### RECORDS TO USE

□ □ □ □

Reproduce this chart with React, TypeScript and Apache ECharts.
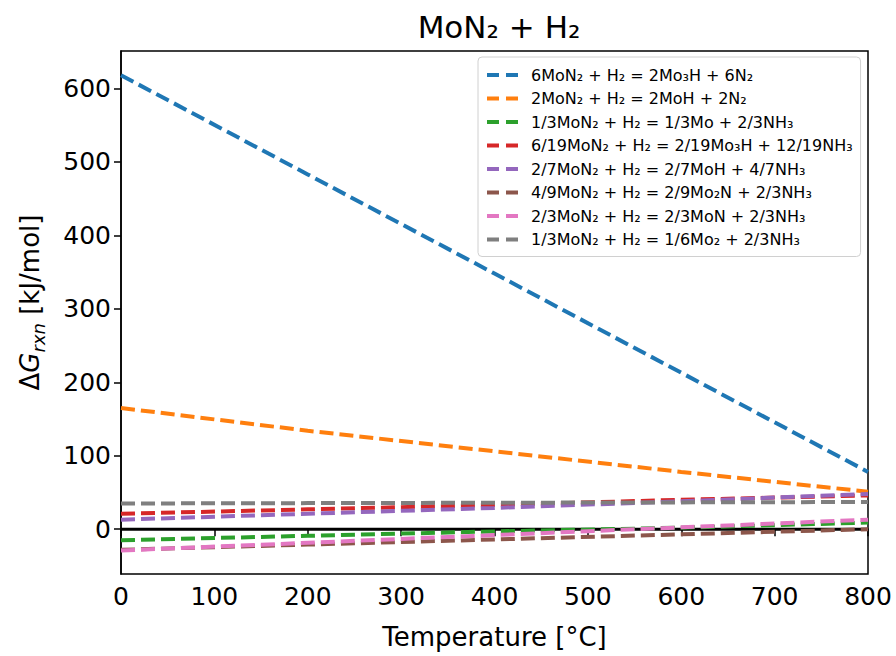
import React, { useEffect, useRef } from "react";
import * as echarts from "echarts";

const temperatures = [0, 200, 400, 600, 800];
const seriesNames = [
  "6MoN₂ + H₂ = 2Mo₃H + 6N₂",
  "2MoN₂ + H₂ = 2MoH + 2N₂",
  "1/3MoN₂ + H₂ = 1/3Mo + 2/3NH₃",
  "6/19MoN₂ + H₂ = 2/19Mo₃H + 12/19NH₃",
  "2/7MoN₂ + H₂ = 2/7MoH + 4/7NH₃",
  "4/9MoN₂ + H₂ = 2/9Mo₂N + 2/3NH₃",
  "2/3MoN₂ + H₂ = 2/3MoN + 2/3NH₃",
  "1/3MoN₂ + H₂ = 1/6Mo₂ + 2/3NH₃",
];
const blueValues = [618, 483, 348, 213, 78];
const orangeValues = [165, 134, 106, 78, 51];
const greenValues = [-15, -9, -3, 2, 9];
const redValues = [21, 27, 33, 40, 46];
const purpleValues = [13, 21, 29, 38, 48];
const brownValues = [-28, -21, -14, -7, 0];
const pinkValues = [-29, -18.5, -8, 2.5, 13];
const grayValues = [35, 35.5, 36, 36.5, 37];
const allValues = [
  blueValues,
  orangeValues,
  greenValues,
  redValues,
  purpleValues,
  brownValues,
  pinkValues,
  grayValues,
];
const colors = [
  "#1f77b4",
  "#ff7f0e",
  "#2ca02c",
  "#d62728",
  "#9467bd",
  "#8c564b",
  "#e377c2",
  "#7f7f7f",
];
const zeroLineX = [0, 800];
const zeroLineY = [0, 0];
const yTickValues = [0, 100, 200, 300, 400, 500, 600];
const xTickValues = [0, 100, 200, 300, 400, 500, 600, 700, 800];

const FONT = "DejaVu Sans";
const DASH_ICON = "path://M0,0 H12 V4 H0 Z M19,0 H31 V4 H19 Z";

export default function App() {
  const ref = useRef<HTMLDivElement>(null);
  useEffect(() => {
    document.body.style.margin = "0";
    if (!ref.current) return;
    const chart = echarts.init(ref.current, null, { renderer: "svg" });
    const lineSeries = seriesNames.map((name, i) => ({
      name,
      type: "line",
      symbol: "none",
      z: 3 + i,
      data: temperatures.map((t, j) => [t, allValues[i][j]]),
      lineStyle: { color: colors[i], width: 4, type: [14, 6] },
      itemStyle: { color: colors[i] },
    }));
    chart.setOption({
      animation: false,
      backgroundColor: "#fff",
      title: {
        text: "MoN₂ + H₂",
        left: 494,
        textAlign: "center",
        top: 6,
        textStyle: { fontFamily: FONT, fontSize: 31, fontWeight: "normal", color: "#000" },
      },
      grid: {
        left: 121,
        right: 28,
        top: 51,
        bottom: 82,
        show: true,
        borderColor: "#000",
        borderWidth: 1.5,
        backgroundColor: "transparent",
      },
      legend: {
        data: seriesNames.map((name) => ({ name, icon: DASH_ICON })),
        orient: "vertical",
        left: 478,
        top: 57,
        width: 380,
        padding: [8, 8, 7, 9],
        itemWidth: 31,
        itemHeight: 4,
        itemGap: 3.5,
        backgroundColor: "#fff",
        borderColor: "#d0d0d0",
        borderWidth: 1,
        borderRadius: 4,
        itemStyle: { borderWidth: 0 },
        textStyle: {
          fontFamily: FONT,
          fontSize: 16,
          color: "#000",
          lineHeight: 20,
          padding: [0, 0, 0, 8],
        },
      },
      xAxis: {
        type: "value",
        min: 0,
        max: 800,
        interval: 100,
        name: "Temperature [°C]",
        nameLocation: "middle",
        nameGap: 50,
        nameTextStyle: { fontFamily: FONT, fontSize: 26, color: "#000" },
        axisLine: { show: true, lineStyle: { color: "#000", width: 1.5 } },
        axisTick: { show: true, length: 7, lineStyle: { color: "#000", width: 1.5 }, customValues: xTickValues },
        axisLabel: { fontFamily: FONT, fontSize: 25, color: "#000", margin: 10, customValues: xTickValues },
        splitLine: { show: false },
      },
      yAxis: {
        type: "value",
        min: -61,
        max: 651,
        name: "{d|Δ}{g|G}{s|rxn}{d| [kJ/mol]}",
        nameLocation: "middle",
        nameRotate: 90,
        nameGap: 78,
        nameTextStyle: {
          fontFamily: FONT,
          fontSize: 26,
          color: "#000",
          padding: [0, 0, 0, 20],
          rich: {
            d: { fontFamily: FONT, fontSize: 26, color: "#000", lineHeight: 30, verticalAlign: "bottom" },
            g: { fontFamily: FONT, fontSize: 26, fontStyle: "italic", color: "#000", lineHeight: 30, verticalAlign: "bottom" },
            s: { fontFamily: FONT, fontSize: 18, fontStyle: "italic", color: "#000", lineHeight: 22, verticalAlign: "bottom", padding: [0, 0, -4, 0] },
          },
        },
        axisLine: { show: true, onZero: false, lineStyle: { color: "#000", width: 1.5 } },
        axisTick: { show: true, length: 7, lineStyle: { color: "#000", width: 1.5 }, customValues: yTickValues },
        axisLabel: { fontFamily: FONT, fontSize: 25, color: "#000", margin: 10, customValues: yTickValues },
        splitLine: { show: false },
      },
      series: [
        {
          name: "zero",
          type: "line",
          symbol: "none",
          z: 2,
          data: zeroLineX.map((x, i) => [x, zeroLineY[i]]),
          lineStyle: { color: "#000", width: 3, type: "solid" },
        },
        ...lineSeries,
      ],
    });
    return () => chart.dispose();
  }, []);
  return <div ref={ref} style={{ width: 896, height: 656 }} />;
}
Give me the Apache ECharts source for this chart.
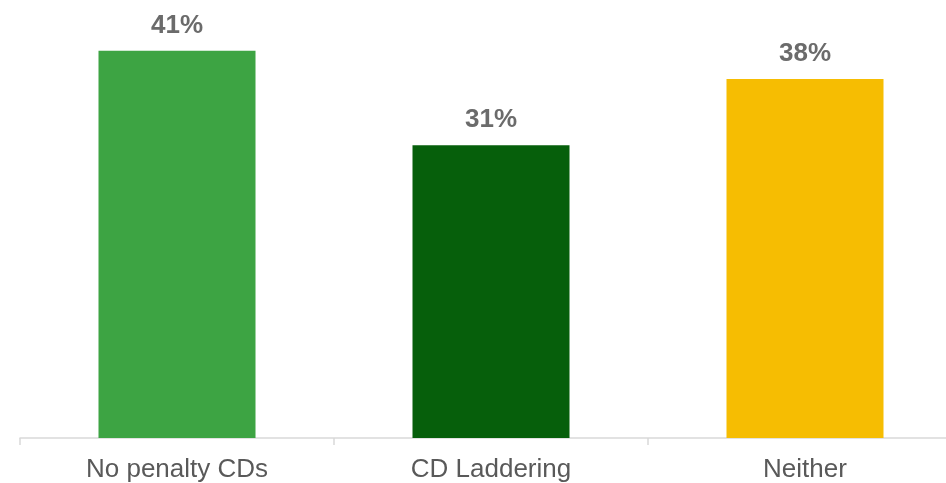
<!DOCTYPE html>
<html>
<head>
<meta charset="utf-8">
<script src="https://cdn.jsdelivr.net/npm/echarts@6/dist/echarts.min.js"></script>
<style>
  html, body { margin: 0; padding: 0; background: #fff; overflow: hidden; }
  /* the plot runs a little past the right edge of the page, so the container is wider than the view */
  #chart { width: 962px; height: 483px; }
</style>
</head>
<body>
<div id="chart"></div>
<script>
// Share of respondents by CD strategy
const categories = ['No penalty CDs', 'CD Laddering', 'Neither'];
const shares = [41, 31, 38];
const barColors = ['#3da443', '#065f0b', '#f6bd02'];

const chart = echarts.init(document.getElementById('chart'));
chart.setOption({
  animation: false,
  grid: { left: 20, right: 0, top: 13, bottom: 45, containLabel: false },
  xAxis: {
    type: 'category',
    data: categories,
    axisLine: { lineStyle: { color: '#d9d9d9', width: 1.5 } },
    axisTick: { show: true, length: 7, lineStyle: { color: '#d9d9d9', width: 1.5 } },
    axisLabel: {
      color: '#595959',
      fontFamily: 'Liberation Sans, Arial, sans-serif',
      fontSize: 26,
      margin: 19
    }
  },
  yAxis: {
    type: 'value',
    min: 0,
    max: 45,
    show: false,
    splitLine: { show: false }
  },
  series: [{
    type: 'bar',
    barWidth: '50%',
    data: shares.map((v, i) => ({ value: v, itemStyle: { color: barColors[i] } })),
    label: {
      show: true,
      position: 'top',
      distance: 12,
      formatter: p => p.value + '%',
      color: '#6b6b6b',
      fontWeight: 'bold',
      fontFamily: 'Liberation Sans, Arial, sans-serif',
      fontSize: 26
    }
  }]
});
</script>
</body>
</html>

□ □ □ □

### TASK
Repeat the records above exactly, omitting every picture.

### RESULT OF THE EXERCISE
Reproduce this chart with React, TypeScript and Apache ECharts.
import React, { useEffect, useRef } from "react";
import * as echarts from "echarts";

const temperatures = [0, 200, 400, 600, 800];
const seriesNames = [
  "6MoN₂ + H₂ = 2Mo₃H + 6N₂",
  "2MoN₂ + H₂ = 2MoH + 2N₂",
  "1/3MoN₂ + H₂ = 1/3Mo + 2/3NH₃",
  "6/19MoN₂ + H₂ = 2/19Mo₃H + 12/19NH₃",
  "2/7MoN₂ + H₂ = 2/7MoH + 4/7NH₃",
  "4/9MoN₂ + H₂ = 2/9Mo₂N + 2/3NH₃",
  "2/3MoN₂ + H₂ = 2/3MoN + 2/3NH₃",
  "1/3MoN₂ + H₂ = 1/6Mo₂ + 2/3NH₃",
];
const blueValues = [618, 483, 348, 213, 78];
const orangeValues = [165, 134, 106, 78, 51];
const greenValues = [-15, -9, -3, 2, 9];
const redValues = [21, 27, 33, 40, 46];
const purpleValues = [13, 21, 29, 38, 48];
const brownValues = [-28, -21, -14, -7, 0];
const pinkValues = [-29, -18.5, -8, 2.5, 13];
const grayValues = [35, 35.5, 36, 36.5, 37];
const allValues = [
  blueValues,
  orangeValues,
  greenValues,
  redValues,
  purpleValues,
  brownValues,
  pinkValues,
  grayValues,
];
const colors = [
  "#1f77b4",
  "#ff7f0e",
  "#2ca02c",
  "#d62728",
  "#9467bd",
  "#8c564b",
  "#e377c2",
  "#7f7f7f",
];
const zeroLineX = [0, 800];
const zeroLineY = [0, 0];
const yTickValues = [0, 100, 200, 300, 400, 500, 600];
const xTickValues = [0, 100, 200, 300, 400, 500, 600, 700, 800];

const FONT = "DejaVu Sans";
const DASH_ICON = "path://M0,0 H12 V4 H0 Z M19,0 H31 V4 H19 Z";

export default function App() {
  const ref = useRef<HTMLDivElement>(null);
  useEffect(() => {
    document.body.style.margin = "0";
    if (!ref.current) return;
    const chart = echarts.init(ref.current, null, { renderer: "svg" });
    const lineSeries = seriesNames.map((name, i) => ({
      name,
      type: "line",
      symbol: "none",
      z: 3 + i,
      data: temperatures.map((t, j) => [t, allValues[i][j]]),
      lineStyle: { color: colors[i], width: 4, type: [14, 6] },
      itemStyle: { color: colors[i] },
    }));
    chart.setOption({
      animation: false,
      backgroundColor: "#fff",
      title: {
        text: "MoN₂ + H₂",
        left: 494,
        textAlign: "center",
        top: 6,
        textStyle: { fontFamily: FONT, fontSize: 31, fontWeight: "normal", color: "#000" },
      },
      grid: {
        left: 121,
        right: 28,
        top: 51,
        bottom: 82,
        show: true,
        borderColor: "#000",
        borderWidth: 1.5,
        backgroundColor: "transparent",
      },
      legend: {
        data: seriesNames.map((name) => ({ name, icon: DASH_ICON })),
        orient: "vertical",
        left: 478,
        top: 57,
        width: 380,
        padding: [8, 8, 7, 9],
        itemWidth: 31,
        itemHeight: 4,
        itemGap: 3.5,
        backgroundColor: "#fff",
        borderColor: "#d0d0d0",
        borderWidth: 1,
        borderRadius: 4,
        itemStyle: { borderWidth: 0 },
        textStyle: {
          fontFamily: FONT,
          fontSize: 16,
          color: "#000",
          lineHeight: 20,
          padding: [0, 0, 0, 8],
        },
      },
      xAxis: {
        type: "value",
        min: 0,
        max: 800,
        interval: 100,
        name: "Temperature [°C]",
        nameLocation: "middle",
        nameGap: 50,
        nameTextStyle: { fontFamily: FONT, fontSize: 26, color: "#000" },
        axisLine: { show: true, lineStyle: { color: "#000", width: 1.5 } },
        axisTick: { show: true, length: 7, lineStyle: { color: "#000", width: 1.5 }, customValues: xTickValues },
        axisLabel: { fontFamily: FONT, fontSize: 25, color: "#000", margin: 10, customValues: xTickValues },
        splitLine: { show: false },
      },
      yAxis: {
        type: "value",
        min: -61,
        max: 651,
        name: "{d|Δ}{g|G}{s|rxn}{d| [kJ/mol]}",
        nameLocation: "middle",
        nameRotate: 90,
        nameGap: 78,
        nameTextStyle: {
          fontFamily: FONT,
          fontSize: 26,
          color: "#000",
          padding: [0, 0, 0, 20],
          rich: {
            d: { fontFamily: FONT, fontSize: 26, color: "#000", lineHeight: 30, verticalAlign: "bottom" },
            g: { fontFamily: FONT, fontSize: 26, fontStyle: "italic", color: "#000", lineHeight: 30, verticalAlign: "bottom" },
            s: { fontFamily: FONT, fontSize: 18, fontStyle: "italic", color: "#000", lineHeight: 22, verticalAlign: "bottom", padding: [0, 0, -4, 0] },
          },
        },
        axisLine: { show: true, onZero: false, lineStyle: { color: "#000", width: 1.5 } },
        axisTick: { show: true, length: 7, lineStyle: { color: "#000", width: 1.5 }, customValues: yTickValues },
        axisLabel: { fontFamily: FONT, fontSize: 25, color: "#000", margin: 10, customValues: yTickValues },
        splitLine: { show: false },
      },
      series: [
        {
          name: "zero",
          type: "line",
          symbol: "none",
          z: 2,
          data: zeroLineX.map((x, i) => [x, zeroLineY[i]]),
          lineStyle: { color: "#000", width: 3, type: "solid" },
        },
        ...lineSeries,
      ],
    });
    return () => chart.dispose();
  }, []);
  return <div ref={ref} style={{ width: 896, height: 656 }} />;
}
Give me the Apache ECharts source for this chart.
<!DOCTYPE html>
<html>
<head>
<meta charset="utf-8">
<script src="https://cdn.jsdelivr.net/npm/echarts@6/dist/echarts.min.js"></script>
<style>
  html, body { margin: 0; padding: 0; background: #fff; overflow: hidden; }
  /* the plot runs a little past the right edge of the page, so the container is wider than the view */
  #chart { width: 962px; height: 483px; }
</style>
</head>
<body>
<div id="chart"></div>
<script>
// Share of respondents by CD strategy
const categories = ['No penalty CDs', 'CD Laddering', 'Neither'];
const shares = [41, 31, 38];
const barColors = ['#3da443', '#065f0b', '#f6bd02'];

const chart = echarts.init(document.getElementById('chart'));
chart.setOption({
  animation: false,
  grid: { left: 20, right: 0, top: 13, bottom: 45, containLabel: false },
  xAxis: {
    type: 'category',
    data: categories,
    axisLine: { lineStyle: { color: '#d9d9d9', width: 1.5 } },
    axisTick: { show: true, length: 7, lineStyle: { color: '#d9d9d9', width: 1.5 } },
    axisLabel: {
      color: '#595959',
      fontFamily: 'Liberation Sans, Arial, sans-serif',
      fontSize: 26,
      margin: 19
    }
  },
  yAxis: {
    type: 'value',
    min: 0,
    max: 45,
    show: false,
    splitLine: { show: false }
  },
  series: [{
    type: 'bar',
    barWidth: '50%',
    data: shares.map((v, i) => ({ value: v, itemStyle: { color: barColors[i] } })),
    label: {
      show: true,
      position: 'top',
      distance: 12,
      formatter: p => p.value + '%',
      color: '#6b6b6b',
      fontWeight: 'bold',
      fontFamily: 'Liberation Sans, Arial, sans-serif',
      fontSize: 26
    }
  }]
});
</script>
</body>
</html>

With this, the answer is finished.